▶ _Your objective_
Your output is the lines from the first one to the one containing "const piezoV = [0.0995, 0.0, 1.283, 0.0, 0.07];", repeated exactly, with images left out.

* * *

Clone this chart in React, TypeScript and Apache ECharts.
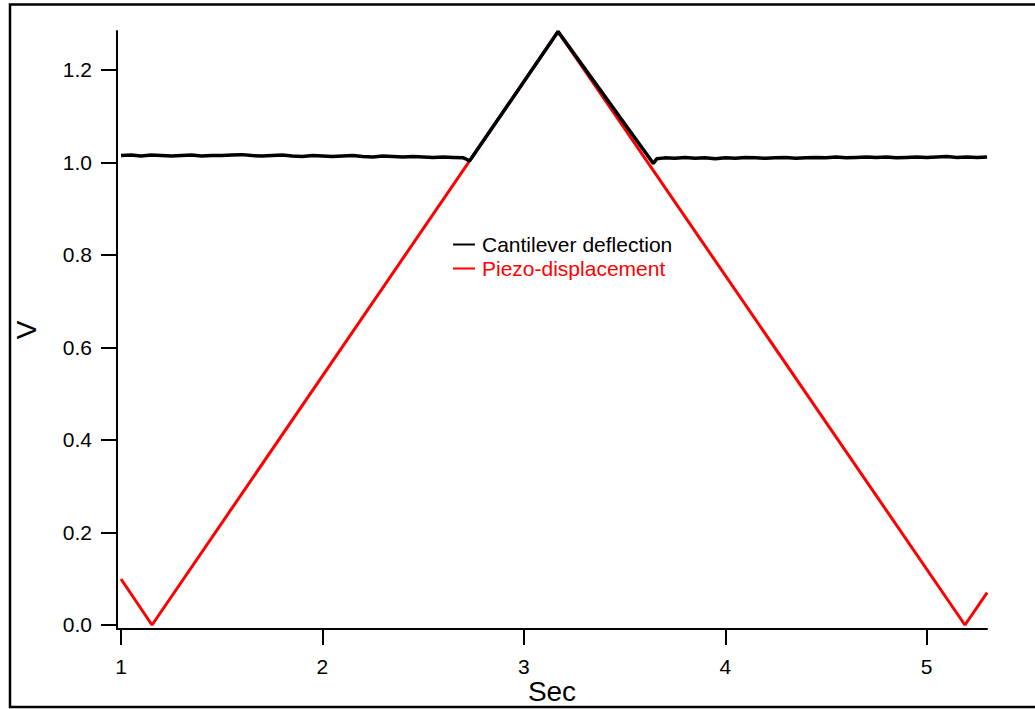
import React, { useEffect, useRef } from "react";
import * as echarts from "echarts";

// Piezo-displacement (red) vertices: time (s), voltage (V)
const piezoT = [1.0, 1.154, 3.17, 5.19, 5.3];
const piezoV = [0.0995, 0.0, 1.283, 0.0, 0.07];

// Cantilever deflection (black)
const deflT = [
  1.0, 1.05, 1.1, 1.15, 1.2, 1.25, 1.3, 1.35, 1.4, 1.45, 1.5, 1.55, 1.6, 1.65, 1.7,
  1.75, 1.8, 1.85, 1.9, 1.95, 2.0, 2.05, 2.1, 2.15, 2.2, 2.25, 2.3, 2.35, 2.4, 2.45,
  2.5, 2.55, 2.6, 2.65, 2.7, 2.715, 2.73, 3.17, 3.643, 3.66, 3.7, 3.75, 3.8, 3.85,
  3.9, 3.95, 4.0, 4.05, 4.1, 4.15, 4.2, 4.25, 4.3, 4.35, 4.4, 4.45, 4.5, 4.55, 4.6,
  4.65, 4.7, 4.75, 4.8, 4.85, 4.9, 4.95, 5.0, 5.05, 5.1, 5.15, 5.2, 5.25, 5.3,
];
const deflV = [
  1.015, 1.016, 1.014, 1.016, 1.015, 1.014, 1.015, 1.016, 1.014, 1.015, 1.015, 1.016,
  1.017, 1.015, 1.014, 1.015, 1.016, 1.014, 1.013, 1.015, 1.014, 1.013, 1.014, 1.015,
  1.013, 1.012, 1.014, 1.013, 1.012, 1.013, 1.012, 1.011, 1.012, 1.011, 1.01, 1.007,
  1.003, 1.283, 0.998, 1.008, 1.01, 1.009, 1.011, 1.009, 1.01, 1.008, 1.01, 1.009,
  1.011, 1.01, 1.009, 1.01, 1.011, 1.009, 1.01, 1.011, 1.01, 1.012, 1.01, 1.011,
  1.012, 1.011, 1.012, 1.01, 1.011, 1.012, 1.011, 1.012, 1.013, 1.011, 1.012, 1.011,
  1.012,
];

const xTicks = [1, 2, 3, 4, 5];
const yTicks = [0, 0.2, 0.4, 0.6, 0.8, 1.0, 1.2];

const FONT = "'Liberation Sans', Arial, Helvetica, sans-serif";

export default function App() {
  const ref = useRef<HTMLDivElement>(null);
  useEffect(() => {
    if (!ref.current) return;
    const chart = echarts.init(ref.current, undefined, { renderer: "svg" });
    const piezo = piezoT.map((t, i) => [t, piezoV[i]]);
    const defl = deflT.map((t, i) => [t, deflV[i]]);
    chart.setOption({
      animation: false,
      backgroundColor: "#fff",
      textStyle: { fontFamily: FONT },
      grid: {
        left: 117,
        top: 31,
        right: 48,
        bottom: 80,
        containLabel: false,
        outerBoundsMode: "none",
      },
      legend: {
        orient: "vertical",
        left: 453,
        top: 234,
        padding: 0,
        itemWidth: 22,
        itemHeight: 2,
        itemGap: 3,
        icon: "rect",
        textStyle: { fontSize: 21, lineHeight: 21, fontFamily: FONT, padding: [0, 0, 0, 2] },
        data: [
          { name: "Cantilever deflection", textStyle: { color: "#000" } },
          { name: "Piezo-displacement", textStyle: { color: "#ff0000" } },
        ],
      },
      xAxis: {
        type: "value",
        min: 0.9801,
        max: 5.2994,
        name: "Sec",
        nameLocation: "middle",
        nameGap: 48,
        nameMoveOverlap: false,
        nameTextStyle: { fontSize: 28, lineHeight: 28, color: "#000", fontFamily: FONT },
        axisLine: { show: true, onZero: false, lineStyle: { color: "#000", width: 2 } },
        axisTick: {
          show: true,
          length: 16,
          inside: false,
          customValues: xTicks,
          lineStyle: { color: "#000", width: 2 },
        },
        axisLabel: {
          customValues: xTicks,
          fontSize: 21,
          color: "#000",
          margin: 27,
          fontFamily: FONT,
          formatter: (v: number) => String(v),
        },
        splitLine: { show: false },
      },
      yAxis: {
        type: "value",
        min: -0.00865,
        max: 1.2843,
        name: "V",
        nameLocation: "middle",
        nameRotate: 90,
        nameGap: 77,
        nameMoveOverlap: false,
        nameTextStyle: { fontSize: 28, color: "#000", fontFamily: FONT },
        axisLine: { show: true, onZero: false, lineStyle: { color: "#000", width: 2 } },
        axisTick: {
          show: true,
          length: 16,
          inside: false,
          customValues: yTicks,
          lineStyle: { color: "#000", width: 2 },
        },
        axisLabel: {
          customValues: yTicks,
          fontSize: 21,
          color: "#000",
          margin: 25,
          fontFamily: FONT,
          formatter: (v: number) => v.toFixed(1),
        },
        splitLine: { show: false },
      },
      graphic: [
        {
          type: "rect",
          shape: { x: 10, y: 4.5, width: 1100, height: 702.5 },
          style: { fill: "none", stroke: "#000", lineWidth: 2.5 },
          silent: true,
          z: 100,
        },
      ],
      series: [
        {
          name: "Piezo-displacement",
          type: "line",
          data: piezo,
          showSymbol: false,
          symbol: "none",
          lineStyle: { color: "#ff0000", width: 3 },
          itemStyle: { color: "#ff0000" },
          z: 2,
        },
        {
          name: "Cantilever deflection",
          type: "line",
          data: defl,
          showSymbol: false,
          symbol: "none",
          lineStyle: { color: "#000", width: 3.5 },
          itemStyle: { color: "#000" },
          z: 3,
        },
      ],
    });
    return () => chart.dispose();
  }, []);
  return (
    <div
      ref={ref}
      style={{ position: "fixed", left: 0, top: 0, width: 1035, height: 709 }}
    />
  );
}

* * *

▶ _Problem solution_
Clone this chart in React, TypeScript and Apache ECharts.
import React, { useEffect, useRef } from "react";
import * as echarts from "echarts";

// Piezo-displacement (red) vertices: time (s), voltage (V)
const piezoT = [1.0, 1.154, 3.17, 5.19, 5.3];
const piezoV = [0.0995, 0.0, 1.283, 0.0, 0.07];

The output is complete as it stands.